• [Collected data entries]
►

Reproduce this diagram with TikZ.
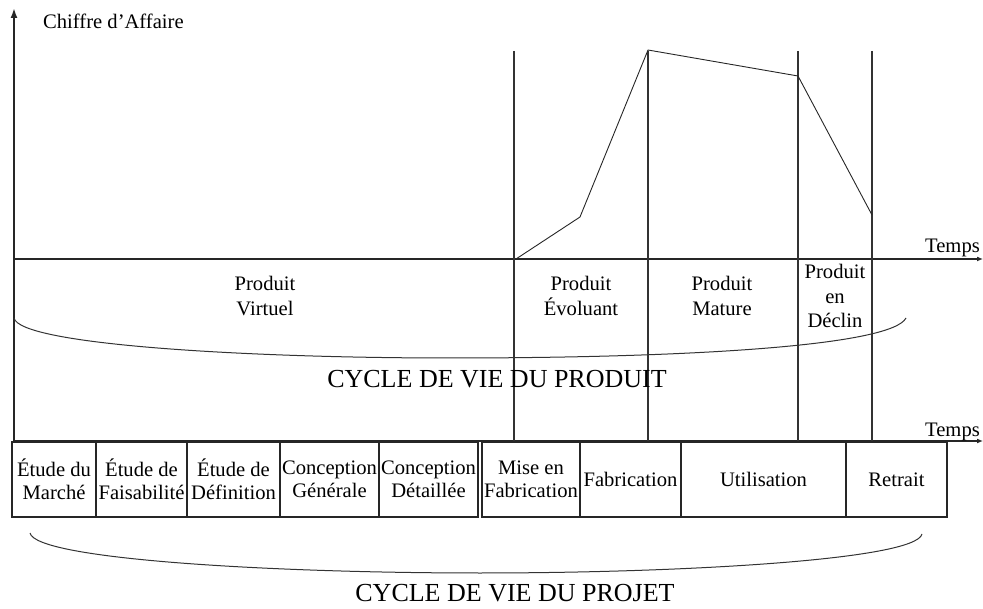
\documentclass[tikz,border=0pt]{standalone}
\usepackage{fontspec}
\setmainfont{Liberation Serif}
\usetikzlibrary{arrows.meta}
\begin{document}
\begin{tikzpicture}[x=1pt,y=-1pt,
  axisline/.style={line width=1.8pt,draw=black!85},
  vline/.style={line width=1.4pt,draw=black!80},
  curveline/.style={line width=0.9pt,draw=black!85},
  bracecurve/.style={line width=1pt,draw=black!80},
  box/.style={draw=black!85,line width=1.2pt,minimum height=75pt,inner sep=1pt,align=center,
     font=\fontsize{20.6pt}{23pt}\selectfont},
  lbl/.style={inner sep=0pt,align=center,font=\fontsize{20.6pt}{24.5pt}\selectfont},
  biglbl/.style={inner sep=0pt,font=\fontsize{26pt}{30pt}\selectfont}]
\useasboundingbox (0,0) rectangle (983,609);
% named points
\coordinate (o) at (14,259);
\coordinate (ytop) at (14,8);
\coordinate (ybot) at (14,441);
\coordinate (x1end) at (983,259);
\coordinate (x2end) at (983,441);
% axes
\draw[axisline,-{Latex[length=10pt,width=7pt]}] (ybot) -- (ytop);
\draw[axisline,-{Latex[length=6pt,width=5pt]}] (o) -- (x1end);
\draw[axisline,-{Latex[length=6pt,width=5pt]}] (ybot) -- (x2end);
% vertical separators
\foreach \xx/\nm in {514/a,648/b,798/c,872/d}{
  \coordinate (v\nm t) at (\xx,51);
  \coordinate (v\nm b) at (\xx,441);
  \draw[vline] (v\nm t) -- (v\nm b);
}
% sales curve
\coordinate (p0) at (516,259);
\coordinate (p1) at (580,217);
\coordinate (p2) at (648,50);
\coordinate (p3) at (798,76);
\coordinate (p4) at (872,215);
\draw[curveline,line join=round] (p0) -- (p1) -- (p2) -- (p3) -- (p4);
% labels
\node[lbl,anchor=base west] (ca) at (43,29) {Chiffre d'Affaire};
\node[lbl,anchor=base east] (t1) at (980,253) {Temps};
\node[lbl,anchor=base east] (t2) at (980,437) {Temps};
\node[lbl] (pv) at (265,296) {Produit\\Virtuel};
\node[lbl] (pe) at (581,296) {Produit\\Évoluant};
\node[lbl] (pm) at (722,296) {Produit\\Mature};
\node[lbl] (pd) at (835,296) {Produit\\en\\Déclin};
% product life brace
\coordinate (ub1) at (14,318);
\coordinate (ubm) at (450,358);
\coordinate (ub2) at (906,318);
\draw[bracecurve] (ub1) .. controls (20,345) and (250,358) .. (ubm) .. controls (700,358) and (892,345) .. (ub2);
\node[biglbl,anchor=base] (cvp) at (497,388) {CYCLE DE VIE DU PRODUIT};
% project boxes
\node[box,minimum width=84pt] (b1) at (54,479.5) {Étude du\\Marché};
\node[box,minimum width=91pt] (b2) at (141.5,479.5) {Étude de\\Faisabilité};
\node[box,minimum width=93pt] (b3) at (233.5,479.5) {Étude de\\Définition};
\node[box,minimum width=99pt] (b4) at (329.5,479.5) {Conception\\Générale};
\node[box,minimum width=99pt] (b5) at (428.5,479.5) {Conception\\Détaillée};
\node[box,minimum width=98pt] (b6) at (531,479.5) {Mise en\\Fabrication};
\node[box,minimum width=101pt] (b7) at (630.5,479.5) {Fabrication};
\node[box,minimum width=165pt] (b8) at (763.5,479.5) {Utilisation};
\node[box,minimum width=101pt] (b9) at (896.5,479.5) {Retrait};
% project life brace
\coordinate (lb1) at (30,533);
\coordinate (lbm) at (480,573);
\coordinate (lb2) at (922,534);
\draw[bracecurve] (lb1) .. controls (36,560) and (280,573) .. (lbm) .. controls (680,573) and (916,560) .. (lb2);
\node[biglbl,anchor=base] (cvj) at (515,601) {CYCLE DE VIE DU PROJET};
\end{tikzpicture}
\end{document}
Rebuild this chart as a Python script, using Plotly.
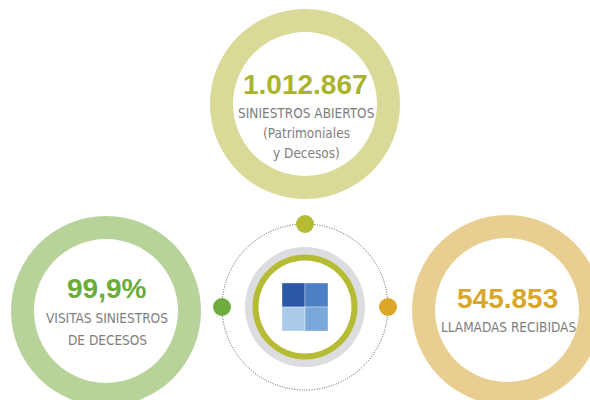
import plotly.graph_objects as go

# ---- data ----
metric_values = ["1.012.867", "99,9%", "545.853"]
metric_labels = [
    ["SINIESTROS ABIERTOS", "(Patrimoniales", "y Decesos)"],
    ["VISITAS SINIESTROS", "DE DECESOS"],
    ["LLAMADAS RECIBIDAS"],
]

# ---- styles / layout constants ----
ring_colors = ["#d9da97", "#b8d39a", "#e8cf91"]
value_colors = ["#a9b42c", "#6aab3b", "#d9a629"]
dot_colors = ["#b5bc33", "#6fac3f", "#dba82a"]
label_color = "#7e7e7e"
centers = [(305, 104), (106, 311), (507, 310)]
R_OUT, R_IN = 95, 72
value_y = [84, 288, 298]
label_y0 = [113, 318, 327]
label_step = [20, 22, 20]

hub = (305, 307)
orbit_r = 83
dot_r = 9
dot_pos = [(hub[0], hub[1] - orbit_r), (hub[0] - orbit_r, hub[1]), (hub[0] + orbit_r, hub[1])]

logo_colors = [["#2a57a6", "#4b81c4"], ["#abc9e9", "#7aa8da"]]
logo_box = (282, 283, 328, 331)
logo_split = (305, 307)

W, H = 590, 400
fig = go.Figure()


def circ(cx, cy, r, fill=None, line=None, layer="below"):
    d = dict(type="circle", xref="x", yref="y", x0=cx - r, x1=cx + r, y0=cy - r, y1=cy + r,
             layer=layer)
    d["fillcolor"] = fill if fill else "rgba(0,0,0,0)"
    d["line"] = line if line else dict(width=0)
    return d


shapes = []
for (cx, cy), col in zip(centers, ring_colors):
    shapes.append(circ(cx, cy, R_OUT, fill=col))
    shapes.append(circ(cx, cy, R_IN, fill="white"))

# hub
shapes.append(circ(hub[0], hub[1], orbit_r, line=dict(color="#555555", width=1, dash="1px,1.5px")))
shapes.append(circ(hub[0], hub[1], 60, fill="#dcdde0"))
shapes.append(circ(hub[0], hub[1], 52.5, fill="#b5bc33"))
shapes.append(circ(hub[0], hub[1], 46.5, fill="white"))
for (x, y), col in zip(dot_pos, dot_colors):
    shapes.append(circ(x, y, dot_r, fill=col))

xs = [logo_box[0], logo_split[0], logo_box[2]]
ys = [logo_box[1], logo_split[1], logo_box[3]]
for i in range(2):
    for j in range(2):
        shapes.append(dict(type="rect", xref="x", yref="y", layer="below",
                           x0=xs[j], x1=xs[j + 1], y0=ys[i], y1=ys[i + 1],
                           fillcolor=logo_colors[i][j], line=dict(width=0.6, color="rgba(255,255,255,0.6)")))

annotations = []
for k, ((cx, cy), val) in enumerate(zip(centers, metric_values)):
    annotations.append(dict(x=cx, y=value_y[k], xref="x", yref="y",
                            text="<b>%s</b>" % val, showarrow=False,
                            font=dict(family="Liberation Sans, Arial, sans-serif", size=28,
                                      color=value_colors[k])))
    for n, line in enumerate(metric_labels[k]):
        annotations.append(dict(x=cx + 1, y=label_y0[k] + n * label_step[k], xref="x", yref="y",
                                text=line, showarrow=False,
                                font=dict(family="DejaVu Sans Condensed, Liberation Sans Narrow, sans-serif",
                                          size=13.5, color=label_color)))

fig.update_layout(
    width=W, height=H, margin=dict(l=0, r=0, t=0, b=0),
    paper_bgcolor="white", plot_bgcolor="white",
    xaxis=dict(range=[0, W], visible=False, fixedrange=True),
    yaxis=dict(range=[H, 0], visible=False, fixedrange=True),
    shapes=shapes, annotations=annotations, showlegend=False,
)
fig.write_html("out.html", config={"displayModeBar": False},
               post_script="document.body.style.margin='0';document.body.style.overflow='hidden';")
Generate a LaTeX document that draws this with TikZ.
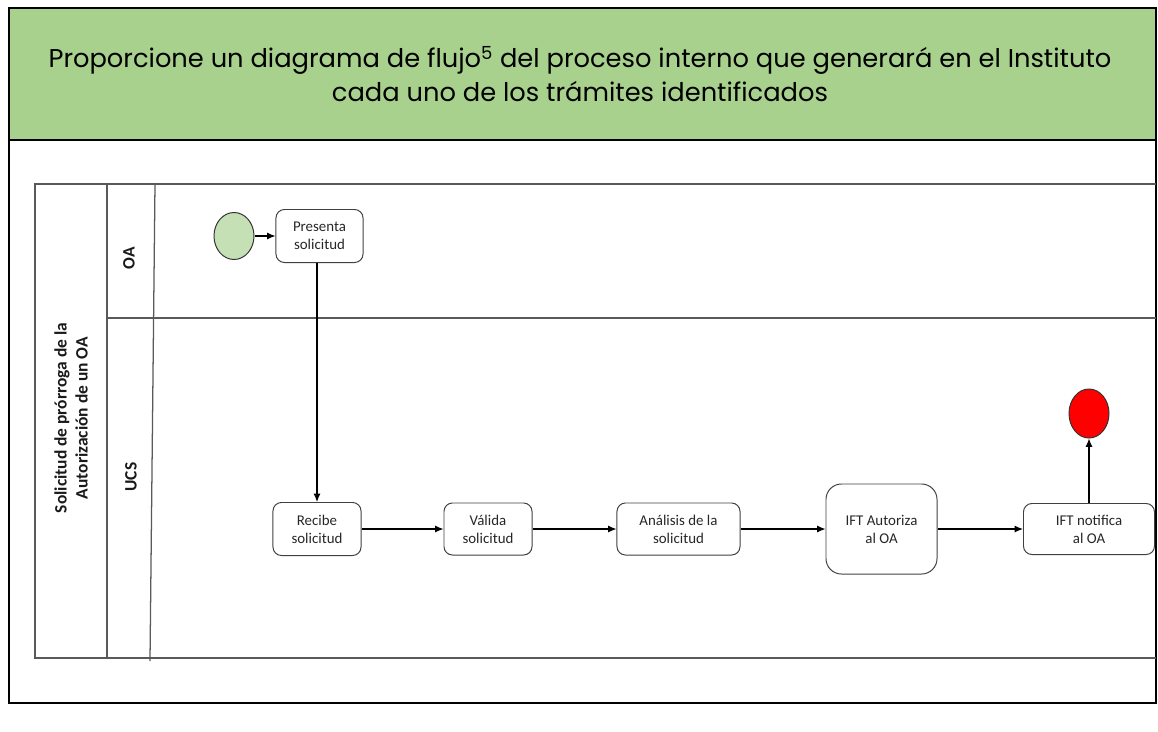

◄

• [Stated exercise] Set down the records in full and exactly. Do not carry over any image.

• [The solution]
Reproduce this diagram with TikZ.
\documentclass[tikz,border=0pt]{standalone}
\usepackage{fontspec}
\setmainfont{Liberation Serif}
\usetikzlibrary{arrows.meta}
\begin{document}
\begin{tikzpicture}[x=1pt,y=-1pt,
  axisline/.style={line width=1.8pt,draw=black!85},
  vline/.style={line width=1.4pt,draw=black!80},
  curveline/.style={line width=0.9pt,draw=black!85},
  bracecurve/.style={line width=1pt,draw=black!80},
  box/.style={draw=black!85,line width=1.2pt,minimum height=75pt,inner sep=1pt,align=center,
     font=\fontsize{20.6pt}{23pt}\selectfont},
  lbl/.style={inner sep=0pt,align=center,font=\fontsize{20.6pt}{24.5pt}\selectfont},
  biglbl/.style={inner sep=0pt,font=\fontsize{26pt}{30pt}\selectfont}]
\useasboundingbox (0,0) rectangle (983,609);
% named points
\coordinate (o) at (14,259);
\coordinate (ytop) at (14,8);
\coordinate (ybot) at (14,441);
\coordinate (x1end) at (983,259);
\coordinate (x2end) at (983,441);
% axes
\draw[axisline,-{Latex[length=10pt,width=7pt]}] (ybot) -- (ytop);
\draw[axisline,-{Latex[length=6pt,width=5pt]}] (o) -- (x1end);
\draw[axisline,-{Latex[length=6pt,width=5pt]}] (ybot) -- (x2end);
% vertical separators
\foreach \xx/\nm in {514/a,648/b,798/c,872/d}{
  \coordinate (v\nm t) at (\xx,51);
  \coordinate (v\nm b) at (\xx,441);
  \draw[vline] (v\nm t) -- (v\nm b);
}
% sales curve
\coordinate (p0) at (516,259);
\coordinate (p1) at (580,217);
\coordinate (p2) at (648,50);
\coordinate (p3) at (798,76);
\coordinate (p4) at (872,215);
\draw[curveline,line join=round] (p0) -- (p1) -- (p2) -- (p3) -- (p4);
% labels
\node[lbl,anchor=base west] (ca) at (43,29) {Chiffre d'Affaire};
\node[lbl,anchor=base east] (t1) at (980,253) {Temps};
\node[lbl,anchor=base east] (t2) at (980,437) {Temps};
\node[lbl] (pv) at (265,296) {Produit\\Virtuel};
\node[lbl] (pe) at (581,296) {Produit\\Évoluant};
\node[lbl] (pm) at (722,296) {Produit\\Mature};
\node[lbl] (pd) at (835,296) {Produit\\en\\Déclin};
% product life brace
\coordinate (ub1) at (14,318);
\coordinate (ubm) at (450,358);
\coordinate (ub2) at (906,318);
\draw[bracecurve] (ub1) .. controls (20,345) and (250,358) .. (ubm) .. controls (700,358) and (892,345) .. (ub2);
\node[biglbl,anchor=base] (cvp) at (497,388) {CYCLE DE VIE DU PRODUIT};
% project boxes
\node[box,minimum width=84pt] (b1) at (54,479.5) {Étude du\\Marché};
\node[box,minimum width=91pt] (b2) at (141.5,479.5) {Étude de\\Faisabilité};
\node[box,minimum width=93pt] (b3) at (233.5,479.5) {Étude de\\Définition};
\node[box,minimum width=99pt] (b4) at (329.5,479.5) {Conception\\Générale};
\node[box,minimum width=99pt] (b5) at (428.5,479.5) {Conception\\Détaillée};
\node[box,minimum width=98pt] (b6) at (531,479.5) {Mise en\\Fabrication};
\node[box,minimum width=101pt] (b7) at (630.5,479.5) {Fabrication};
\node[box,minimum width=165pt] (b8) at (763.5,479.5) {Utilisation};
\node[box,minimum width=101pt] (b9) at (896.5,479.5) {Retrait};
% project life brace
\coordinate (lb1) at (30,533);
\coordinate (lbm) at (480,573);
\coordinate (lb2) at (922,534);
\draw[bracecurve] (lb1) .. controls (36,560) and (280,573) .. (lbm) .. controls (680,573) and (916,560) .. (lb2);
\node[biglbl,anchor=base] (cvj) at (515,601) {CYCLE DE VIE DU PROJET};
\end{tikzpicture}
\end{document}
Rebuild this chart as a Python script, using Plotly.
import plotly.graph_objects as go

# ---- data ----
metric_values = ["1.012.867", "99,9%", "545.853"]
metric_labels = [
    ["SINIESTROS ABIERTOS", "(Patrimoniales", "y Decesos)"],
    ["VISITAS SINIESTROS", "DE DECESOS"],
    ["LLAMADAS RECIBIDAS"],
]

# ---- styles / layout constants ----
ring_colors = ["#d9da97", "#b8d39a", "#e8cf91"]
value_colors = ["#a9b42c", "#6aab3b", "#d9a629"]
dot_colors = ["#b5bc33", "#6fac3f", "#dba82a"]
label_color = "#7e7e7e"
centers = [(305, 104), (106, 311), (507, 310)]
R_OUT, R_IN = 95, 72
value_y = [84, 288, 298]
label_y0 = [113, 318, 327]
label_step = [20, 22, 20]

hub = (305, 307)
orbit_r = 83
dot_r = 9
dot_pos = [(hub[0], hub[1] - orbit_r), (hub[0] - orbit_r, hub[1]), (hub[0] + orbit_r, hub[1])]

logo_colors = [["#2a57a6", "#4b81c4"], ["#abc9e9", "#7aa8da"]]
logo_box = (282, 283, 328, 331)
logo_split = (305, 307)

W, H = 590, 400
fig = go.Figure()


def circ(cx, cy, r, fill=None, line=None, layer="below"):
    d = dict(type="circle", xref="x", yref="y", x0=cx - r, x1=cx + r, y0=cy - r, y1=cy + r,
             layer=layer)
    d["fillcolor"] = fill if fill else "rgba(0,0,0,0)"
    d["line"] = line if line else dict(width=0)
    return d


shapes = []
for (cx, cy), col in zip(centers, ring_colors):
    shapes.append(circ(cx, cy, R_OUT, fill=col))
    shapes.append(circ(cx, cy, R_IN, fill="white"))

# hub
shapes.append(circ(hub[0], hub[1], orbit_r, line=dict(color="#555555", width=1, dash="1px,1.5px")))
shapes.append(circ(hub[0], hub[1], 60, fill="#dcdde0"))
shapes.append(circ(hub[0], hub[1], 52.5, fill="#b5bc33"))
shapes.append(circ(hub[0], hub[1], 46.5, fill="white"))
for (x, y), col in zip(dot_pos, dot_colors):
    shapes.append(circ(x, y, dot_r, fill=col))

xs = [logo_box[0], logo_split[0], logo_box[2]]
ys = [logo_box[1], logo_split[1], logo_box[3]]
for i in range(2):
    for j in range(2):
        shapes.append(dict(type="rect", xref="x", yref="y", layer="below",
                           x0=xs[j], x1=xs[j + 1], y0=ys[i], y1=ys[i + 1],
                           fillcolor=logo_colors[i][j], line=dict(width=0.6, color="rgba(255,255,255,0.6)")))

annotations = []
for k, ((cx, cy), val) in enumerate(zip(centers, metric_values)):
    annotations.append(dict(x=cx, y=value_y[k], xref="x", yref="y",
                            text="<b>%s</b>" % val, showarrow=False,
                            font=dict(family="Liberation Sans, Arial, sans-serif", size=28,
                                      color=value_colors[k])))
    for n, line in enumerate(metric_labels[k]):
        annotations.append(dict(x=cx + 1, y=label_y0[k] + n * label_step[k], xref="x", yref="y",
                                text=line, showarrow=False,
                                font=dict(family="DejaVu Sans Condensed, Liberation Sans Narrow, sans-serif",
                                          size=13.5, color=label_color)))

fig.update_layout(
    width=W, height=H, margin=dict(l=0, r=0, t=0, b=0),
    paper_bgcolor="white", plot_bgcolor="white",
    xaxis=dict(range=[0, W], visible=False, fixedrange=True),
    yaxis=dict(range=[H, 0], visible=False, fixedrange=True),
    shapes=shapes, annotations=annotations, showlegend=False,
)
fig.write_html("out.html", config={"displayModeBar": False},
               post_script="document.body.style.margin='0';document.body.style.overflow='hidden';")
Generate a LaTeX document that draws this with TikZ.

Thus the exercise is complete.